Director – John Erick Dowdle
Cast – Chris Messina, Logan Marshall-Green, Jenny O’Hara, Bojana Novakovic, Bokeem Woodbine, Geoffrey Arend, Jacob Vargas, Matt Craven, Joshua Peace, Caroline Dhavernas, Joe Cobden
Release Year – 2010
Reviewed by John of the Dead
While some now see M. Night Shyamalan as a joke after the less-than-favorable The Happening, and his horrid adaptation of Avatar: The Last Airbender, I was intrigued about this film after reading the plot, then become even more stoked after viewing the film’s trailer. While M. Night has slowly fallen off his directing prominence, he has at least proven that he can come up with a cool story here and there(The Happening came with a story never before used in the genre, creativity is creativity), and thankfully this film follows suit and is the best film he has been attached to since Signs. Directed by up-and-coming John Erick Dowdle(The Poughkeepsie Tapes, Quarantine), Devil is a surprisingly good watch that shows simplicity can make for a complex and creative watch.

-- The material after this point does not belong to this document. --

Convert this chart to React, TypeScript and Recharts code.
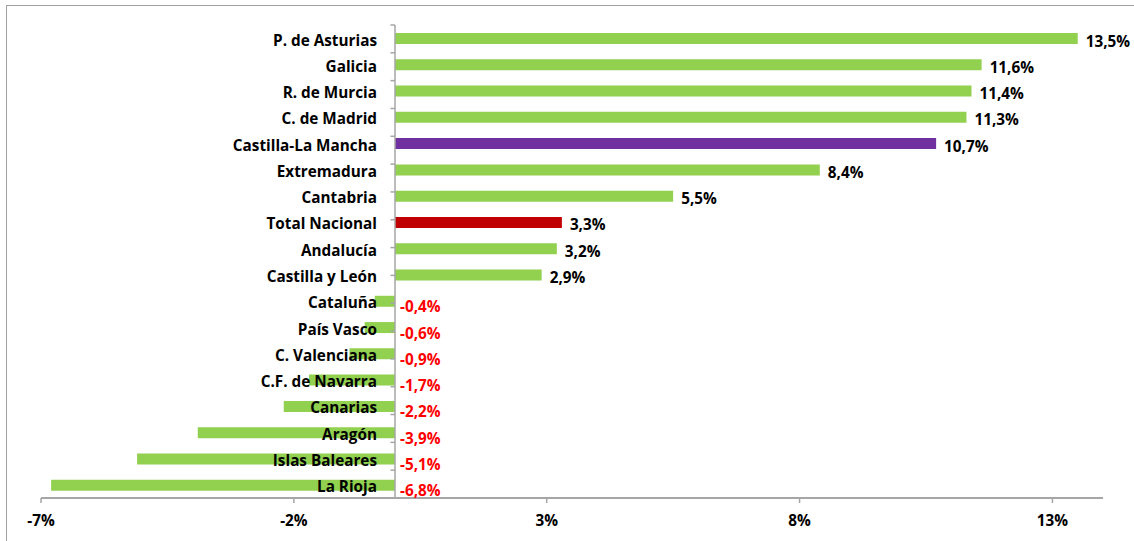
import React from "react";
import { BarChart, Bar, XAxis, YAxis, Cell, LabelList, ReferenceLine } from "recharts";

const categories = [
  "P. de Asturias",
  "Galicia",
  "R. de Murcia",
  "C. de Madrid",
  "Castilla-La Mancha",
  "Extremadura",
  "Cantabria",
  "Total Nacional",
  "Andalucía",
  "Castilla y León",
  "Cataluña",
  "País Vasco",
  "C. Valenciana",
  "C.F. de Navarra",
  "Canarias",
  "Aragón",
  "Islas Baleares",
  "La Rioja",
];

const values = [13.5, 11.6, 11.4, 11.3, 10.7, 8.4, 5.5, 3.3, 3.2, 2.9, -0.4, -0.6, -0.9, -1.7, -2.2, -3.9, -5.1, -6.8];

const xTicks = [-7, -2, 3, 8, 13];
const xDomain = [-7, 14];

const highlight: Record<string, string> = {
  "Castilla-La Mancha": "#7030A0",
  "Total Nacional": "#C00000",
};
const defaultColor = "#92D050";

const data = categories.map((name, i) => ({ name, value: values[i] }));
const valueByName: Record<string, number> = {};
data.forEach((d) => (valueByName[d.name] = d.value));
const boundaries = categories.map((_, i) => i).concat([categories.length]);

const FONT = "'Open Sans', sans-serif";
const AXIS = "#A6A6A6";

const fmt = (v: number) => v.toFixed(1).replace(".", ",") + "%";

function zeroAndEnd(x: number, width: number, v: number) {
  if (width < 0) return { zero: x, end: x + width };
  if (v < 0) return { zero: x + width, end: x };
  return { zero: x, end: x + width };
}

const NameLabel = (props: any) => {
  const { x, y, width, height, value } = props;
  const v = valueByName[value];
  const { zero } = zeroAndEnd(Number(x), Number(width), v);
  const cy = Number(y) + Number(height) / 2;
  return (
    <text x={zero - 18} y={cy + 1} textAnchor="end" dominantBaseline="central" fontFamily={FONT} fontWeight={700} fontSize={15.3} fill="#000">
      {value}
    </text>
  );
};

const ValueLabel = (props: any) => {
  const { x, y, width, height, value } = props;
  const v = Number(value);
  const { zero, end } = zeroAndEnd(Number(x), Number(width), v);
  const cy = Number(y) + Number(height) / 2;
  if (v >= 0) {
    return (
      <text x={end + 8} y={cy + 2} textAnchor="start" dominantBaseline="central" fontFamily={FONT} fontWeight={700} fontSize={15.3} fill="#000">
        {fmt(v)}
      </text>
    );
  }
  return (
    <text x={zero + 5} y={cy + 5} textAnchor="start" dominantBaseline="central" fontFamily={FONT} fontWeight={700} fontSize={15.3} fill="#FF0000">
      {fmt(v)}
    </text>
  );
};

export default function App() {
  return (
    <div style={{ position: "absolute", left: 0, top: 0, width: 1134, height: 541, background: "#fff", overflow: "hidden" }}>
      <div
        style={{
          position: "absolute",
          left: 6,
          top: 5,
          width: 1134,
          height: 541,
          borderLeft: "1.5px solid #A0A0A0",
          borderTop: "1.5px solid #A0A0A0",
        }}
      />
      <div style={{ position: "absolute", left: 0, top: 0 }}>
        <BarChart
          width={1134}
          height={541}
          data={data}
          layout="vertical"
          margin={{ top: 25, right: 31, bottom: 13, left: 41 }}
          barSize={11}
        >
          <XAxis
            type="number"
            domain={xDomain}
            ticks={xTicks}
            allowDataOverflow
            height={30}
            tickFormatter={(v: number) => `${v}%`}
            axisLine={{ stroke: AXIS, strokeWidth: 2 }}
            tickLine={{ stroke: AXIS, strokeWidth: 1.5 }}
            tickSize={5}
            tickMargin={12}
            tick={{ fontFamily: FONT, fontWeight: 700, fontSize: 15.3, fill: "#000" }}
          />
          <YAxis type="category" dataKey="name" hide />
          <YAxis yAxisId="grid" type="number" domain={[0, categories.length]} hide />
          <ReferenceLine x={0} stroke={AXIS} strokeWidth={1.5} />
          {boundaries.map((b) => (
            <ReferenceLine
              key={b}
              yAxisId="grid"
              segment={[
                { x: -0.09, y: b },
                { x: 0, y: b },
              ]}
              stroke={AXIS}
              strokeWidth={1.5}
            />
          ))}
          <Bar dataKey="value" isAnimationActive={false}>
            {data.map((d) => (
              <Cell key={d.name} fill={highlight[d.name] || defaultColor} />
            ))}
            <LabelList dataKey="name" content={NameLabel} />
            <LabelList dataKey="value" content={ValueLabel} />
          </Bar>
        </BarChart>
      </div>
    </div>
  );
}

Devil follows five strangers from all walks of life who become trapped in an elevator together in a high rise office building. As paranoia and social breakdown kick in amongst the trapped strangers, things become worse when a supernatural force within the elevator makes its presence known. One by one the strangers are killed off in gruesome and unreal fashion, and while the logically thinking security guards and detectives called to the scene desperately attempt to come up with a logical explanation, those who know of the Devil’s folklore tales know that the Devil himself is among them.
I am glad to say that I enjoyed Devil more than I thought I would. I expected it to be an OK watch, but thankfully I left the theater thinking that this was not merely an OK watch, but a good watch overall and a film worthy of my time and money.

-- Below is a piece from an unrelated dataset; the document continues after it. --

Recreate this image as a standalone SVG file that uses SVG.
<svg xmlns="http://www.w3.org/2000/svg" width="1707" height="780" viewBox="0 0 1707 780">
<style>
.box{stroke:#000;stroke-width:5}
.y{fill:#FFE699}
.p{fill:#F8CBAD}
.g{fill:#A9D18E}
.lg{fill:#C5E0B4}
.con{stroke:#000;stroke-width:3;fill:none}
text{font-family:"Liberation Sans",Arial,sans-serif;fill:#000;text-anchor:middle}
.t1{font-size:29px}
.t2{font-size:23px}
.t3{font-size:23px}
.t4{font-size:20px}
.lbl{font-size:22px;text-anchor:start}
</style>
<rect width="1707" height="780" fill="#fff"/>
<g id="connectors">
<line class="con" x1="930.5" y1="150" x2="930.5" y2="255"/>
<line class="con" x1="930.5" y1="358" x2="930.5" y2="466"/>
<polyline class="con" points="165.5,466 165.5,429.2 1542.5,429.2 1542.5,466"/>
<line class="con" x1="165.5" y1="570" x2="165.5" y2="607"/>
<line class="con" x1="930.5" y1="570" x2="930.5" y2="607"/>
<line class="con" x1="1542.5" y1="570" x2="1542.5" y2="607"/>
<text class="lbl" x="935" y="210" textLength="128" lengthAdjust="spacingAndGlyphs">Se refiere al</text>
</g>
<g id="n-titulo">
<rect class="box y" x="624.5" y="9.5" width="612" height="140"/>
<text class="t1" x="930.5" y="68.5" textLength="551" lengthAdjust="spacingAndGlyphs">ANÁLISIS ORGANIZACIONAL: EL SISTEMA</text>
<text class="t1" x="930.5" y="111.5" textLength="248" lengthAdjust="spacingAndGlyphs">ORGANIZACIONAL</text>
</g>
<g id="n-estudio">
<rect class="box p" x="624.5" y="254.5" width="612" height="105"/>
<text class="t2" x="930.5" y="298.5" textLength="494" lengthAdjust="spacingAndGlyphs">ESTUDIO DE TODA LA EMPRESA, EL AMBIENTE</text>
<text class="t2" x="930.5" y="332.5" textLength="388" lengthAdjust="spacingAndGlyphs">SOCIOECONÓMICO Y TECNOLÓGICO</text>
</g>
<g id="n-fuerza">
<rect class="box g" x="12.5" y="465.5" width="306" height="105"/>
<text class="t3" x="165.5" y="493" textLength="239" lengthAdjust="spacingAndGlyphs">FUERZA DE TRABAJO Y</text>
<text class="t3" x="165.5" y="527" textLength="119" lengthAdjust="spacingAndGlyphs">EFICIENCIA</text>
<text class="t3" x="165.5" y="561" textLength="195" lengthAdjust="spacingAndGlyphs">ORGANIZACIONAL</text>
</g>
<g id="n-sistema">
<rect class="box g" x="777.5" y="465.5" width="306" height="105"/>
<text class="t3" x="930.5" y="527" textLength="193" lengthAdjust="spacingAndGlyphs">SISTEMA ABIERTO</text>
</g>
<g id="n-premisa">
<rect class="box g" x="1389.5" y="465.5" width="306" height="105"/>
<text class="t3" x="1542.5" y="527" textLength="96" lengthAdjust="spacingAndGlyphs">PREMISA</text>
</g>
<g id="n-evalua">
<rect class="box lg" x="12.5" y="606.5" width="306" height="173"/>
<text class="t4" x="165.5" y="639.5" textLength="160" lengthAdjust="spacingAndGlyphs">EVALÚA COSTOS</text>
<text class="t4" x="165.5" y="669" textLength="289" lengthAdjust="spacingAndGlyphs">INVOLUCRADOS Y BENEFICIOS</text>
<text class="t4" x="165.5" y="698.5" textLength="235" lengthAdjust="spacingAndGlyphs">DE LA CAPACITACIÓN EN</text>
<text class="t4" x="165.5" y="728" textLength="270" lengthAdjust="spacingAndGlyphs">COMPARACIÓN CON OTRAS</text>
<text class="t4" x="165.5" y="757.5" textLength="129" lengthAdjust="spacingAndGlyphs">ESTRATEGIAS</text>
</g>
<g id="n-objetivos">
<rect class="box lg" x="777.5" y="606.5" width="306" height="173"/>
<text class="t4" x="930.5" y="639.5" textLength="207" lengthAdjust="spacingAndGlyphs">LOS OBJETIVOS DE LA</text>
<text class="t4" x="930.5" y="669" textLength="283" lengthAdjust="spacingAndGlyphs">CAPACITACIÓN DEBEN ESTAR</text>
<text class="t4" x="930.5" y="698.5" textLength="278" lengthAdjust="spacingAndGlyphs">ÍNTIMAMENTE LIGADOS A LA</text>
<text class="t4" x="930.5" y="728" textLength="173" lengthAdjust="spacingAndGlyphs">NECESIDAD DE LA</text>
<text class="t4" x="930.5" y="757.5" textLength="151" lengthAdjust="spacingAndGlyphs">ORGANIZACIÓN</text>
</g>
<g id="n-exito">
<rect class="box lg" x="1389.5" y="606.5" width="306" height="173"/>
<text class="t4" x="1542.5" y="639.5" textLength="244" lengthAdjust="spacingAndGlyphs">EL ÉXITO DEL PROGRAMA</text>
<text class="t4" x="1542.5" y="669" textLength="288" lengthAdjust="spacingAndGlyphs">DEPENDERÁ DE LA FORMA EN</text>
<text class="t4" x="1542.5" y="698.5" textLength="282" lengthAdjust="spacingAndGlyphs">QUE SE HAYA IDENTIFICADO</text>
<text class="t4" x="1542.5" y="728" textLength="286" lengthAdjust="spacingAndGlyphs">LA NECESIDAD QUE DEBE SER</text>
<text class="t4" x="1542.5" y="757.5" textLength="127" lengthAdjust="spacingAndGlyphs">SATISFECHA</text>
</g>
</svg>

The bulk of this film’s enjoyment lies in its simple yet uniquely crafted storyline from M. Night Shyamalan, which was prepared for the screen by 30 Days of Night screenwriter Brian Nelson. You know that I love nowhere-to-run scenarios, and a stalled elevator definitely qualifies as one. To make matters cooler, the supernatural element of the Devil himself thrown into the mix only adds to the horror involved. Nearly the entire 80 minute runtime takes place with our protagonists stuck in the elevator, which I personally found enjoyable because this forces the filmmakers to get creative or suffer a boring watch, and thankfully these guys got creative. With such a simple storyline we get so many different elements thrown into the mix, leaving the viewer in a static state of mind as we never truly know what is going on, or who could possibly be committing the murders. Could it be the one of the strangers is a killer? Or is the Devil really amongst them? Well, we find out in the end, and with awesome results.

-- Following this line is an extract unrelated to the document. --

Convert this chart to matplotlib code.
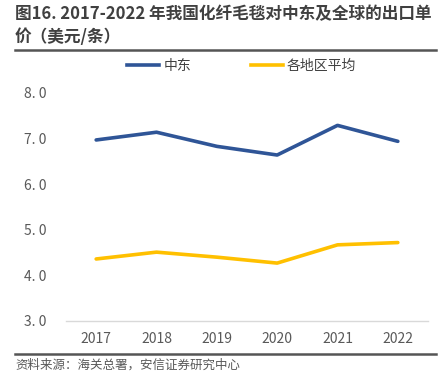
import matplotlib
matplotlib.use("Agg")
import matplotlib.pyplot as plt
from matplotlib.lines import Line2D

plt.rcParams['font.family'] = ['Noto Sans CJK SC', 'DejaVu Sans']

years = ['2017', '2018', '2019', '2020', '2021', '2022']
middle_east = [6.97, 7.14, 6.83, 6.64, 7.29, 6.94]
all_regions = [4.36, 4.51, 4.40, 4.27, 4.67, 4.72]
yticks = [3.0, 4.0, 5.0, 6.0, 7.0, 8.0]

fig = plt.figure(figsize=(4.42, 3.75), dpi=100)
ax = fig.add_axes([66 / 442, 1 - 321 / 375, 362 / 442, 228 / 375])

x = range(len(years))
ax.plot(x, middle_east, color='#2F5597', lw=2.6, solid_capstyle='round', label='中东')
ax.plot(x, all_regions, color='#FFC000', lw=2.6, solid_capstyle='round', label='各地区平均')

ax.set_xlim(-0.5, len(years) - 0.5)
ax.set_ylim(3.0, 8.0)
ax.set_xticks(list(x))
ax.set_xticklabels(years)
ax.set_yticks(yticks)
ax.set_yticklabels([f'{v:.1f}'.replace('.', '. ') for v in yticks])
ax.tick_params(axis='both', length=0, labelsize=10, colors='#595959')
ax.tick_params(axis='x', pad=8)
ax.tick_params(axis='y', pad=14)
for s in ['top', 'right', 'left']:
    ax.spines[s].set_visible(False)
ax.spines['bottom'].set_color('#D9D9D9')
ax.spines['bottom'].set_linewidth(1)

# legend
handles = [Line2D([], [], color='#2F5597', lw=2.6),
           Line2D([], [], color='#FFC000', lw=2.6)]
fig.legend(handles, ['中东', '各地区平均'], loc='center', bbox_to_anchor=(0.547, 1 - 66 / 375),
           ncol=2, frameon=False, fontsize=10, handlelength=2.3, columnspacing=4.3,
           handletextpad=0.3, labelcolor='#404040')

# title
fig.text(15 / 442, 1 - 14 / 375, '图16. 2017-2022 年我国化纤毛毯对中东及全球的出口单',
         fontsize=12, fontweight='bold', color='#404040', va='center', ha='left')
fig.text(15 / 442, 1 - 37 / 375, '价（美元/条）',
         fontsize=12, fontweight='bold', color='#404040', va='center', ha='left')
fig.add_artist(Line2D([15 / 442, 436 / 442], [1 - 50 / 375] * 2, color='#555555', lw=1.8))
fig.add_artist(Line2D([15 / 442, 436 / 442], [1 - 354 / 375] * 2, color='#555555', lw=1.8))
fig.text(15 / 442, 1 - 365 / 375, '资料来源：海关总署，安信证券研究中心',
         fontsize=9, style='italic', color='#595959', va='center', ha='left')

fig.savefig('out.png', dpi=100)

Director John Erick Dowdle does a fantastic job bringing this film to us and awesomely executing the horror involved. The paranoia and social breakdown we get at the beginning of the ordeal is real and given to us well enough to move the audience and get your juices flowing, and from then on out he brings the utmost in tension and fear. His first horror film, the still unreleased The Poughkeepsie Tapes showed that this man has what it takes to execute good horror, although it seems his “breakthrough” horror film Quarantine turned off some viewers to him. While Quarantine was a completely unnecessary remake to the best horror film of last decade, REC, it was by no means a really “bad” film, and his direction attested to that. Dowdle’s ability to keep us “in the dark” figuratively and literally throughout this film made for a creative approach to bringing on the horror, as we all know that it is what you DON’T see that is truly terrifying. For the majority of the film there really is much that we do not see, but we all know better, which tells us there that really is something there, and when the curtain is lifted all hell and goose bumps break loose.
So given this is an M. Night Shyamalan story you may be curious about the film’s climax huh? Well, I will personally say that I found the film’s third act and ending sequences to be fantastic, however those of you who balk at the idea of the Devil and/or religion may be turned off a bit by the film’s closing scenes. Regardless, the horror is what matters, and the horror is there.
Overall, this is an enjoyable and gripping horror film that manages to keep your attention throughout its 80 minute runtime despite its simple story thanks to some unique and thought provoking elements thrown in. The direction and execution are top notch, and unlike most modern horror films…the horror is good, and definitely worthwhile.